Paul G. Cassell was 42 when he was appointed to the bench, but 5 1/2 years later the former federal prosecutor and University of Utah law professor announced he would return to teaching and take up a new career in legal advocacy.

"One of the things I've found out is that now nobody stands up when I enter a room," he joked.

Sitting in his temporary office at the S.J. Quinney College of Law, Cassell told the Deseret Morning News that, as a federal judge, he felt there were several areas in federal law that were out of balance, particularly in the areas of minimum-mandatory sentencing and prosecution of some illegal immigrants.

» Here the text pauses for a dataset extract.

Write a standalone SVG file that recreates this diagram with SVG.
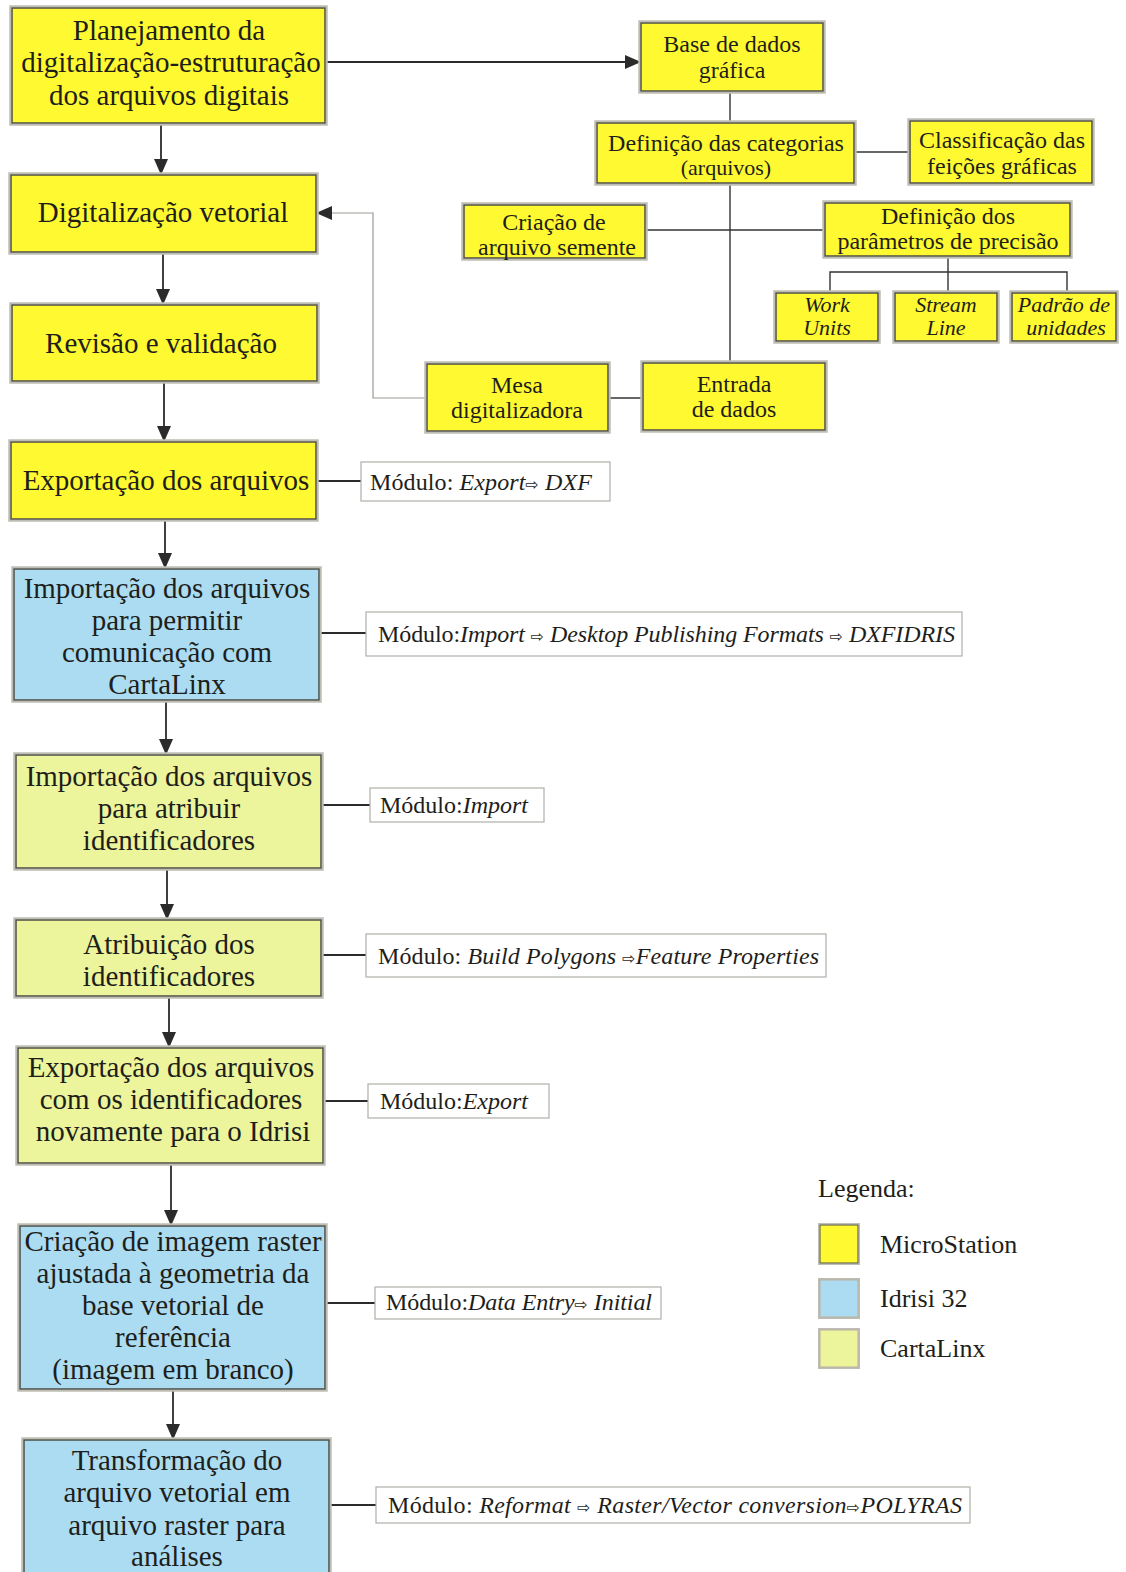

He saw some aspects of federal law caught in a vortex of political competitiveness for tougher sentences pushed by members of Congress.

While it is constitutional for Congress to impose mandatory sentences, "is it wise for them to impose these draconian mandatory minimum sentences? I guess that's where I would urge Congress to introduce some more flexibility," Cassell said.

"There's a kind of ratchet effect where the Republicans will say, 'We want a five-year mandatory minimum sentence,' and Democrats will say, 'We'll up you, we want a 10-year mandatory minimum sentence,' and you have people ratcheting up sentences to the point where any reasonable observer would think we've gone too high, but there's no political incentive to undo the mischief."

Cassell said, in his mind, it takes political courage to step up and say the punishment does not fit the crime.

In what he calls one of the most difficult cases he handled in his judicial career, Cassell said he felt he had to speak out on a mandatory sentence that he was compelled to mete out against young drug dealer Weldon Angelos.

Due to a minimum mandatory sentence imposed by Congress against drug dealers who carry firearms, Angelos was sentenced to a mandatory 55 years in federal prison on his first-ever drug conviction for dealing marijuana.

Cassell wrote a lengthy legal opinion on Angelos' sentence, which he sent to Congress and the president. That opinion earned him nationwide praise from legal scholars.

It wasn't the first time Cassell made the national spotlight. In his 2004 decision in United States v. Croxford, Cassell became the first judge in the country to hold that federal sentencing guidelines were unconstitutional. A few months later, the U.S. Supreme Court agreed with Cassell in the 2005 landmark case United States v. Booker, which found federal sentencing guidelines should be advisory and not mandated for judges to follow.